I previously wrote to shareholders of Shaftesbury in January 2018 and January 2019. I am writing to you again as the Companies and I continue to be concerned that Shaftesbury is not being managed properly in the best interests of its shareholders.


Events since January 2019

My previous letters set out in detail serious concerns which the Companies had in relation to the non-pre-emptive share issue undertaken by Shaftesbury in December 2017 (the "Placing"). Those concerns remain despite ongoing requests for the Board to address them. As a consequence of this, in June 2019 the Companies commenced formal legal proceedings against Shaftesbury.
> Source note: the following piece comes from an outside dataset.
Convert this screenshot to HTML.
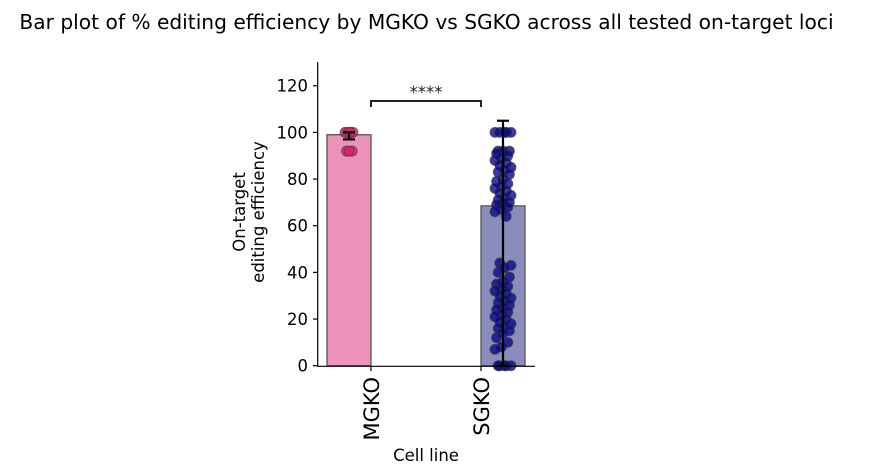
<!DOCTYPE html>
<html><head><meta charset="utf-8"><style>
body{margin:0;background:#fff;}
svg{display:block;font-family:"DejaVu Sans","Liberation Sans",sans-serif;}
</style></head><body>
<svg id="c" width="876" height="475">
<text x="426.5" y="29" font-size="20.2" text-anchor="middle" fill="#000">Bar plot of % editing efficiency by MGKO vs SGKO across all tested on-target loci</text>
</svg>
<script>
const categories=["MGKO","SGKO"];
const means=[99,68.5];
const errLow=[97,0];
const errHigh=[100,105];
const yTicks=[0,20,40,60,80,100,120];
const mgkoPoints=[100,100,100,100,100,92,92,92];
const sgkoPoints=[100,100,100,100,100,92,92,92,91,90,89,88,87,86,85,84,83,82,80,79,78,77,76,75,74,73,72,71,70,70,69,68,67,66,64,44,43,42,40,38,36,35,34,33,32,31,30,29,28,27,26,25,24,23,22,21,20,19,18,17,16,15,14,12,10,8,7,0,0,0,0,0];
const svg=document.getElementById('c');
const NS='http://www.w3.org/2000/svg';
function el(t,a,p){const e=document.createElementNS(NS,t);for(const k in a)e.setAttribute(k,a[k]);(p||svg).appendChild(e);return e;}
const y0=365.7,pxu=2.333;
function Y(v){return y0-v*pxu;}
const tickX=[371,481];
function barLeft(i){return i==0?tickX[0]-44:tickX[1];}
const fills=["#ec93bb","#8a8cbc"],dots=["#e0206e","#0a0a85"];
categories.forEach((c,i)=>{
 const b=el('rect',{x:barLeft(i),y:Y(means[i]),width:44,height:y0-Y(means[i]),fill:fills[i],stroke:'#555','stroke-width':1.3});
 
 
});
[mgkoPoints,sgkoPoints].forEach((pts,i)=>{
 const cx=barLeft(i)+22;
 const spread=i==0?0.8:1.6;
 const g=el('g',{});
 
 
 pts.forEach((v,j)=>{
  const off=((j*7)%11-5)*spread;
  const p=el('circle',{cx:cx+off,cy:Y(v),r:5,fill:dots[i],'fill-opacity':0.8,stroke:'#333','stroke-opacity':0.6,'stroke-width':1},g);
  
  
 });
});
categories.forEach((c,i)=>{
 const cx=barLeft(i)+22;
 const g=el('g',{stroke:'#000','stroke-width':2.2});
 
 
 el('line',{x1:cx,x2:cx,y1:Y(errLow[i]),y2:Y(errHigh[i])},g);
 el('line',{x1:cx-6,x2:cx+6,y1:Y(errLow[i]),y2:Y(errLow[i])},g);
 el('line',{x1:cx-6,x2:cx+6,y1:Y(errHigh[i]),y2:Y(errHigh[i])},g);
});
const ax=el('g',{stroke:'#000','stroke-width':1.2});


el('line',{x1:317.7,x2:317.7,y1:62,y2:366.3},ax);
el('line',{x1:317.1,x2:535,y1:366.3,y2:366.3},ax);
yTicks.forEach(t=>{
 el('line',{x1:313,x2:317.7,y1:Y(t),y2:Y(t)},ax);
 const tx=el('text',{x:308,y:Y(t)+6,'font-size':16.5,'text-anchor':'end',fill:'#000',stroke:'none'});
 tx.textContent=t;
 
 
});
categories.forEach((c,i)=>{
 el('line',{x1:tickX[i],x2:tickX[i],y1:366.3,y2:371},ax);
 const tx=el('text',{x:0,y:0,'font-size':21,'text-anchor':'end',fill:'#000',stroke:'none',transform:`translate(${tickX[i]+8},377) rotate(-90)`});
 tx.textContent=c;
 
 
});
const xl=el('text',{x:426,y:461,'font-size':16.5,'text-anchor':'middle',fill:'#000'});
xl.textContent='Cell line';


const yl=el('text',{'font-size':16.5,'text-anchor':'middle',fill:'#000',transform:'translate(245,212) rotate(-90)'});


const t1=el('tspan',{x:0,dy:0},yl);t1.textContent='On-target';
const t2=el('tspan',{x:0,dy:19},yl);t2.textContent='editing efficiency';
const br=el('path',{d:'M371,107 L371,101 L481,101 L481,107',fill:'none',stroke:'#222','stroke-width':2});


const st=el('text',{x:426,y:98,'font-size':16.5,'text-anchor':'middle',fill:'#222'});
st.textContent='****';


</script>
</body></html>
I take this opportunity to clarify that although Shaftesbury has attempted to trivialise the complaint in its public comments by stressing that it is facing a damages claim of some £10 million, the first relief sought by the Companies is actually a declaration from the Court that the relevant directors on the board of Shaftesbury, a £3 billion, FTSE-250 company, acted in breach of their directors' duties by conducting the Placing for improper purposes.


I have the utmost respect for the English Court and I welcome the Companies' claims being heard before it. I anticipate that trial will occur in 2021.


The Companies' voting intentions at Shaftesbury's forthcoming AGM

Having regard to the circumstances of the Placing, I do not believe the current Board can be relied upon to act properly in shareholders' best interests when undertaking future share issues unless they first seek and obtain specific authority at the relevant time.


Accordingly, as they did at the 2018 and 2019 AGMs, the Companies will vote against resolutions 15, 16 and 17, which propose to grant the Board the right to undertake further issues of shares, whether on a pre-emptive basis or otherwise.


By way of further protest at the Board's mismanagement, as they did at the 2019 AGM, the Companies will also vote against approval of the directors' remuneration report, the re-election as directors of the Chief Executive Officer, the Finance Director and the Chairman, and the ability of Shaftesbury to call a general meeting on 14 clear days' notice (resolutions 2, 4, 5, 8 and 19).